The U.S. women's national team, wearing their warm-up jerseys inside out to hide the U.S. Soccer Federation crest, poses for a team photo before its SheBelieves Cup soccer match against Japan on Wednesday, March 11, 2020, at Toyota Stadium in Frisco, Texas.
The U.S. women's national team, wearing their warm-up jerseys inside out to hide the U.S. Soccer Federation crest, poses for a team photo before its SheBelieves Cup soccer match against Japan on Wednesday, March 11, 2020, at Toyota Stadium in Frisco, Texas. [ JEFFREY MCWHORTER | AP ]
Published Mar. 12, 2020

RISCO, Texas — The increasingly bitter dispute between American women’s national soccer team and the U.S. Soccer Federation spilled onto the field Wednesday night when players wore their warm-up jerseys inside out in an apparent protest before their 3-1 victory over Japan.

Players filed a gender discrimination suit against the USSF last year, a case scheduled for trial starting May 5 in federal court in Los Angeles. The USSF submitted legal papers this week claiming that the women are less skilled and have less-demanding roles than the men on its national team.

By wearing their jerseys inside out, players hid the USSF crest on the jerseys but allowed the four stars — one for each World Cup title — to be visible.

The victory gave the U.S. the title in the SheBelieves Cup, a prep tournament for this year’s Olympics. Late in the second half, USSF president Carlos Cordeiro issued an apology and announced a shakeup to the federation’s legal team.

“On behalf of U.S. Soccer, I sincerely apologize for the offense and pain caused by language in this week’s court filing, which did not reflect the values of our federation or our tremendous admiration of our women’s national team,” Cordeiro said in a statement. “Our WNT players are incredibly talented and work tirelessly, as they have demonstrated time and again from their Olympic gold medals to their World Cup titles.”

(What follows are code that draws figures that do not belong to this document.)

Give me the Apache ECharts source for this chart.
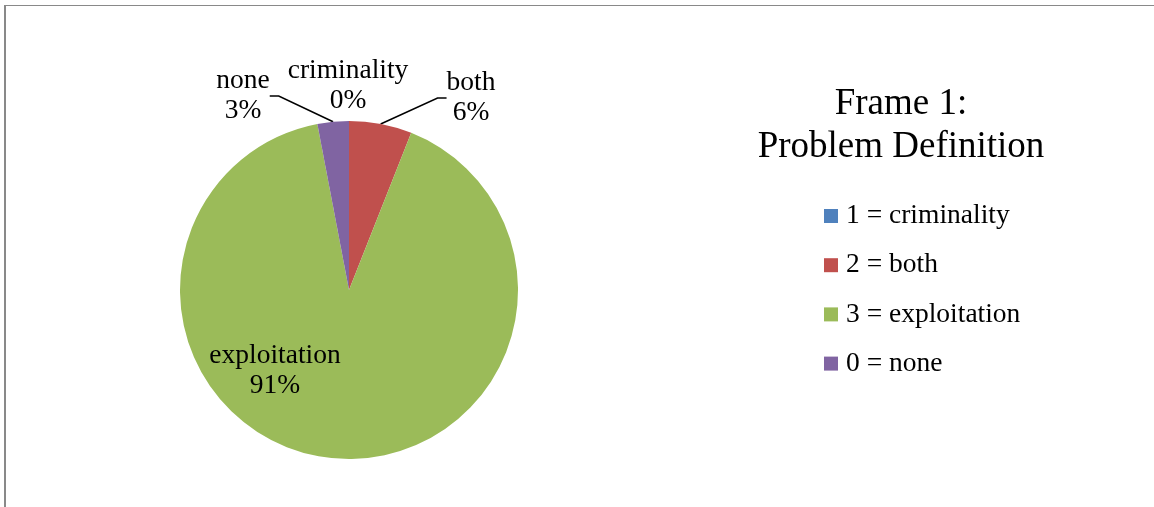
<!DOCTYPE html>
<html>
<head>
<meta charset="utf-8">
<script src="https://cdn.jsdelivr.net/npm/echarts@6/dist/echarts.min.js"></script>
<style>
  html, body { margin: 0; padding: 0; background: #fff; }
  #frame { position: absolute; left: 4px; top: 5px; width: 1160px; height: 510px;
           border-top: 1px solid #898989; border-left: 2px solid #898989; }
  #chart { position: absolute; left: 0; top: 0; width: 1154px; height: 507px; }
</style>
</head>
<body>
<div id="frame"></div>
<div id="chart"></div>
<script>
  // data (percent of items)
  var categories = ['criminality', 'both', 'exploitation', 'none'];
  var codes = ['1', '2', '3', '0'];
  var values = [0, 6, 91, 3];
  var colors = ['#4F81BD', '#C0504D', '#9BBB59', '#8064A2'];

  // where the data labels sit (Excel had them placed like this)
  var labelPos = [
    { x: 348, y: 86, align: 'center' },
    { x: 471, y: 98, align: 'center' },
    { x: 275, y: 371, align: 'center' },
    { x: 243, y: 96, align: 'center' }
  ];

  var font = "'Liberation Serif', 'Times New Roman', serif";

  var seriesData = categories.map(function (name, i) {
    var item = { name: name, value: values[i], itemStyle: { color: colors[i] } };
    if (name === 'criminality') item.labelLine = { show: false };
    if (name === 'exploitation') {
      item.label = { position: 'inside' };
      item.labelLine = { show: false };
    }
    return item;
  });

  var chart = echarts.init(document.getElementById('chart'));
  var option = {
    animation: false,
    title: {
      text: 'Frame 1:\nProblem Definition',
      left: 901,
      top: 83,
      textAlign: 'center',
      padding: 0,
      textStyle: {
        fontFamily: font,
        fontWeight: 'normal',
        fontSize: 37,
        lineHeight: 43,
        color: '#000'
      }
    },
    legend: {
      orient: 'vertical',
      left: 824,
      top: 201,
      padding: 0,
      itemWidth: 14,
      itemHeight: 14,
      itemGap: 19.2,
      icon: 'rect',
      selectedMode: false,
      data: categories,
      formatter: function (name) {
        return codes[categories.indexOf(name)] + ' = ' + name;
      },
      textStyle: {
        fontFamily: font,
        fontSize: 27.5,
        lineHeight: 30,
        color: '#000',
        padding: [0, 0, 0, 3]
      }
    },
    series: [{
      type: 'pie',
      center: [349, 290],
      radius: 169,
      startAngle: 90,
      clockwise: true,
      avoidLabelOverlap: false,
      emphasis: { disabled: true },
      itemStyle: { borderWidth: 0 },
      label: {
        show: true,
        position: 'outside',
        formatter: '{b}\n{d}%',
        fontFamily: font,
        fontSize: 27.5,
        lineHeight: 30,
        color: '#000'
      },
      labelLine: {
        show: true,
        length: 10,
        length2: 9,
        lineStyle: { color: '#000', width: 1.5 }
      },
      labelLayout: function (params) {
        var p = labelPos[params.dataIndex];
        return { x: p.x, y: p.y, align: p.align, verticalAlign: 'middle' };
      },
      data: seriesData
    }]
  };
  chart.setOption(option);
</script>
</body>
</html>
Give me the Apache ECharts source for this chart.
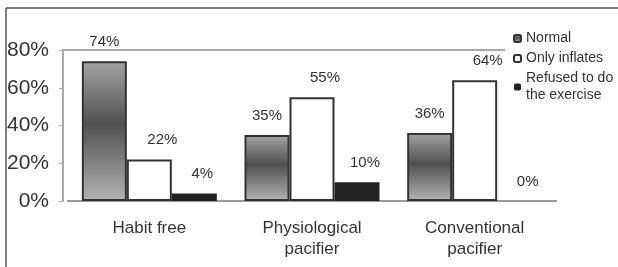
<!DOCTYPE html>
<html>
<head>
<meta charset="utf-8">
<script src="https://cdn.jsdelivr.net/npm/echarts@6/dist/echarts.min.js"></script>
<style>
  html, body { margin: 0; padding: 0; background: #fff; }
  #chart { width: 618px; height: 267px; }
</style>
</head>
<body>
<div id="chart"></div>
<script>
// categories and values
const categories = ['Habit free', 'Physiological\npacifier', 'Conventional\npacifier'];
const normal = [74, 35, 36];
const onlyInflates = [22, 55, 64];
const refused = [4, 10, 0];
const yTicks = [0, 20, 40, 60, 80];

const chart = echarts.init(document.getElementById('chart'));

const font = 'Liberation Sans, Arial, sans-serif';
const labelStyle = {
  show: true,
  position: 'top',
  distance: 12,
  fontSize: 15,
  fontFamily: font,
  color: '#333',
  formatter: '{c}%'
};

chart.setOption({
  animation: false,
  grid: {left: 68, right: 62, top: 50, bottom: 66},
  legend: {
    orient: 'vertical',
    left: 508,
    top: 25,
    itemWidth: 7,
    itemHeight: 7,
    itemGap: 3,
    textStyle: {fontSize: 14, fontFamily: font, color: '#333', lineHeight: 17},
    data: ['Normal', 'Only inflates', 'Refused to do\nthe exercise']
  },
  xAxis: {
    type: 'category',
    data: categories,
    axisLine: {lineStyle: {color: '#999', width: 2}},
    axisTick: {show: false},
    axisLabel: {fontSize: 17, fontFamily: font, color: '#333', margin: 17, lineHeight: 21}
  },
  yAxis: {
    type: 'value',
    min: yTicks[0],
    max: yTicks[yTicks.length - 1],
    interval: 20,
    offset: 5,
    axisLine: {show: true, lineStyle: {color: '#aaa', width: 2}},
    axisTick: {show: true, length: 4, lineStyle: {color: '#aaa'}},
    splitLine: {show: false},
    axisLabel: {formatter: '{value}%', fontSize: 21, fontFamily: font, color: '#333', margin: 14}
  },
  graphic: [
    // outer frame (top and left)
    {type: 'line', shape: {x1: 6, y1: 8, x2: 618, y2: 8}, style: {stroke: '#555', lineWidth: 1.5}},
    {type: 'line', shape: {x1: 6, y1: 8, x2: 6, y2: 267}, style: {stroke: '#555', lineWidth: 1.5}},
    // plot area top line
    {type: 'line', shape: {x1: 62, y1: 50, x2: 505, y2: 50}, style: {stroke: '#aaa', lineWidth: 2}}
  ],
  series: [
    {
      name: 'Normal',
      type: 'bar',
      data: normal,
      barWidth: 45,
      barGap: '0%',
      itemStyle: {
        color: new echarts.graphic.LinearGradient(0, 0, 0, 1, [
          {offset: 0, color: '#a4a4a4'},
          {offset: 0.45, color: '#505050'},
          {offset: 1, color: '#b4b4b4'}
        ]),
        borderColor: '#333',
        borderWidth: 2
      },
      label: labelStyle
    },
    {
      name: 'Only inflates',
      type: 'bar',
      data: onlyInflates,
      barWidth: 45,
      barGap: '0%',
      itemStyle: {color: '#fff', borderColor: '#333', borderWidth: 2},
      label: Object.assign({}, labelStyle, {offset: [13, 0]})
    },
    {
      name: 'Refused to do\nthe exercise',
      type: 'bar',
      data: refused,
      barWidth: 45,
      barGap: '0%',
      itemStyle: {color: '#222', borderWidth: 0},
      label: Object.assign({}, labelStyle, {offset: [8, 0]})
    }
  ]
});
</script>
</body>
</html>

Cordeiro said the USSF asked Latham & Watkins “to join and guide our legal strategy going forward.” Seyfarth Shaw had been representing the federation; Latham is the firm where former USSF president Alan Rothenberg is a retired partner.

“I have made it clear to our legal team that even as we debate facts and figures in the course of this case, we must do so with the utmost respect not only for our women’s national team players but for all female athletes around the world,” Cordeiro said.

The Coca-Cola Co., a longtime sponsor of the team, issued a statement this week saying it it found legal the arguments “unacceptable and offensive.” The team’s supporters’ group, the American Outlaws, also criticized the federation.

Following the apparent protest, many of the team’s fans on Twitter changed their profile pictures to a blank crest with four stars.

In the documents filed Monday, the USSF maintained: “A reasonable juror could conclude that the job of MNT player requires materially different skill and more responsibility than plaintiffs’ job does, while also taking place under materially different working conditions.”

Molly Levinson, a spokeswoman for the players in the lawsuit, called the assertion sexist.

The women are seeking more than $66 million in damages under the Equal Pay Act and the Civil Rights Act of 1964, and a trial is scheduled for May 5.

Megan Rapinoe, Christen Press and Lindsey Horan scored for the U.S., which extended its unbeaten streak to 31 matches. In the doubleheader opener, Spain defeated England 1-0.

Rapinoe scored on a free kick in the seventh minute, and Press extended the lead with a chip shot from atop the penalty in the 26th minute. Press has scored in nine of 10 games since Vlatko Andonovski replaced Jill Ellis as coach after last year’s World Cup title.

After Mana Iwabuchi cut the deficit in 58th minute, Horan scored on a header in the 83rd.